En medio del derrumbe del Imperio romano, cuando Europa parecía sumirse en la oscuridad de la violencia, la confusión moral y la pérdida de referentes, emergió una figura serena y fuerte: san Benito de Nursia. Su vida, más que una huida del mundo, fue una siembra profunda que, con el tiempo, transformaría el rostro del continente. En él vemos con claridad cómo la fidelidad silenciosa a Dios puede convertirse en levadura de civilización.
San Benito no escribió tratados ni fundó escuelas de pensamiento. Pero dio a luz a algo más duradero: una forma de vida. En su Regla, elaborada con sabiduría y equilibrio, plasmó un camino de santidad donde la oración y el trabajo, la obediencia y la escucha, la contemplación y el servicio, forman un todo armónico.

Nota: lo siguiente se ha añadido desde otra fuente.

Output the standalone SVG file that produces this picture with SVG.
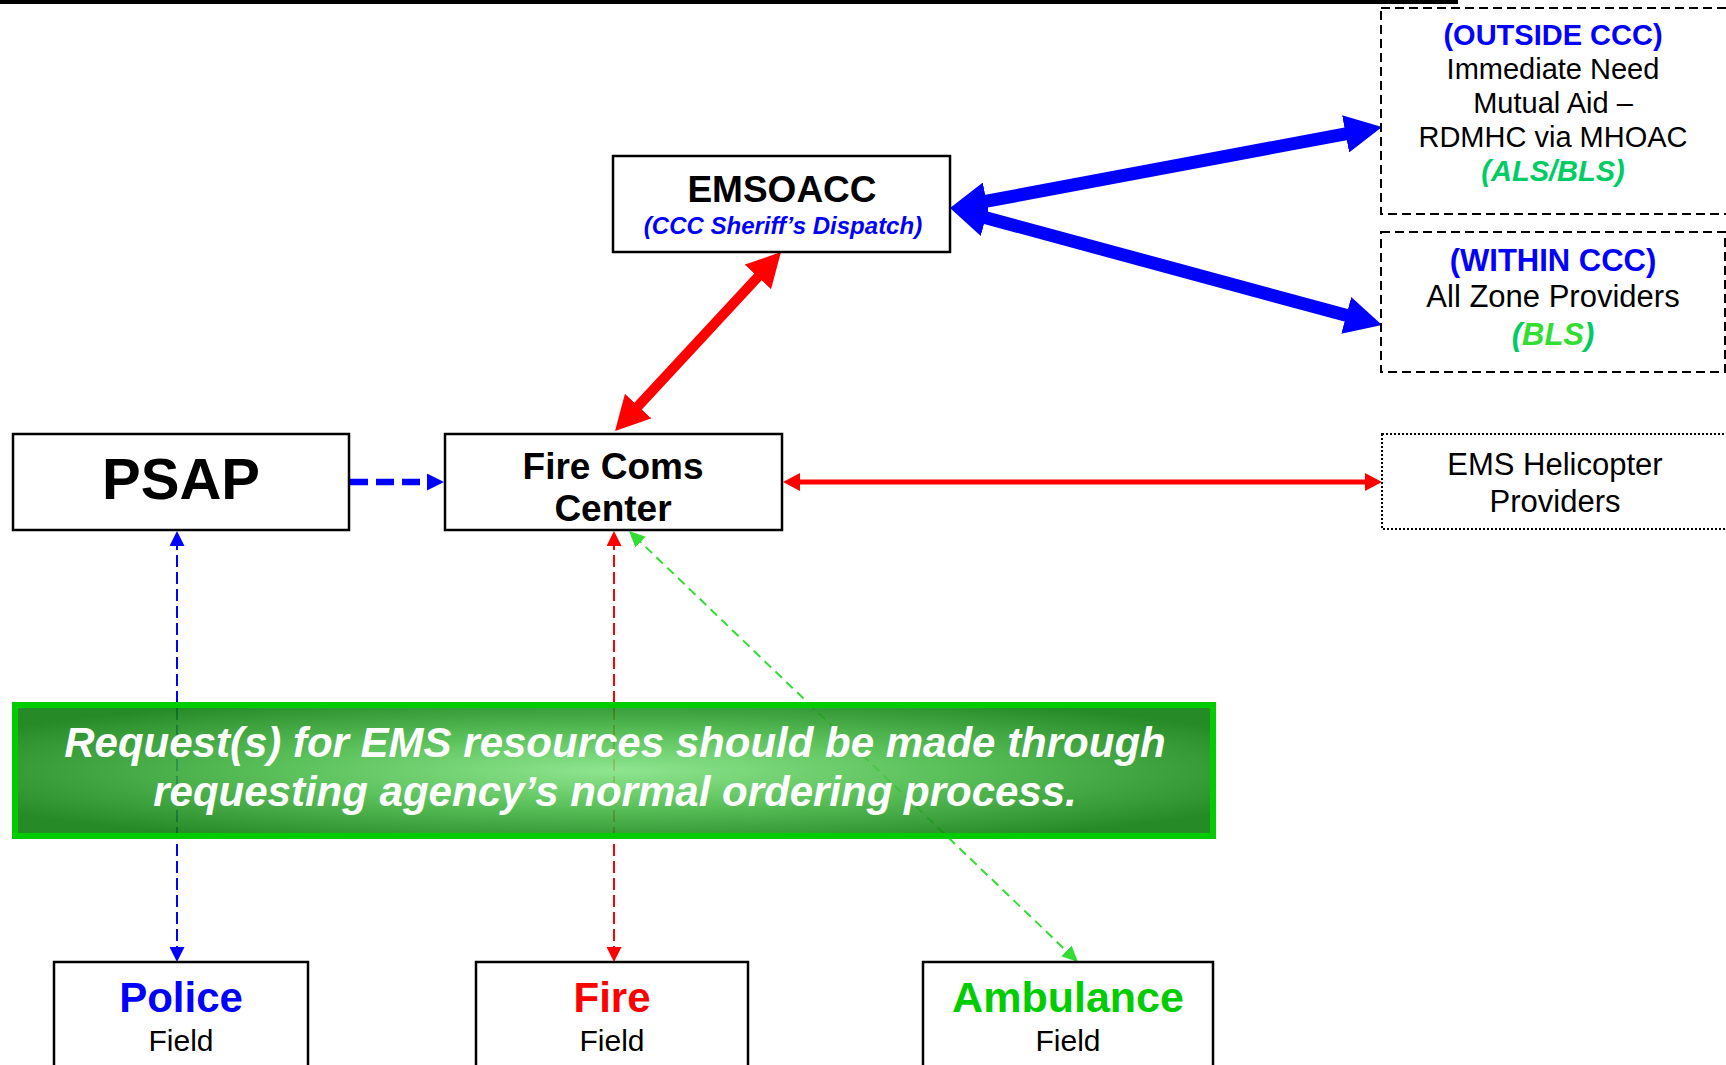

A través de los siglos, este estilo ha modelado generaciones enteras de monjes, ha evangelizado pueblos enteros y ha sostenido la cultura cristiana en los momentos más frágiles.
Desde su retiro en Subiaco hasta su asentamiento en Montecassino, san Benito vivió como “un hombre de Dios”, como lo llama san Gregorio Magno. Su lucha interior contra las tentaciones —el orgullo, la sensualidad, la ira— le dio la autoridad para guiar a otros. Su sabiduría no se impuso con fuerza, sino que nació de una humildad obediente y de una búsqueda sincera de Dios. Por eso pudo enseñar no con palabras grandilocuentes, sino con el ejemplo.
San Benito supo que la oración no es evasión, sino la fuerza que transforma el corazón y la historia. A sus monjes les pedía que “nada se anteponga a la Obra de Dios”, pero también que el trabajo diario, el servicio al hermano, la acogida del huésped, fueran lugares donde Dios se deja encontrar. Por eso, su monasterio no fue una muralla contra el mundo, sino un faro en medio de la noche. Con la luz de la fe, iluminó un tiempo herido; con la firmeza del discernimiento, preservó lo esencial.
En su figura, la Iglesia reconoce no solo al padre del monacato occidental, sino al patrono de Europa. Porque él encarnó esa síntesis tan necesaria entre interioridad y acción, entre tradición y renovación, entre fe viva y cultura duradera. Cuando Pablo VI lo proclamó patrono del continente, quiso señalar que sin alma no hay civilización que resista, y que sin Dios, el hombre se pierde incluso entre sus logros.
Hoy, cuando Europa vuelve a preguntarse por su identidad, cuando el ruido del mundo amenaza con ensordecer el clamor del corazón, san Benito nos recuerda lo esencial: buscar a Dios con corazón sincero, vivir con sobriedad y alegría, obedecer con fe y servir con amor. Solo así se construye una cultura verdaderamente humana. Y solo así florece de nuevo la esperanza.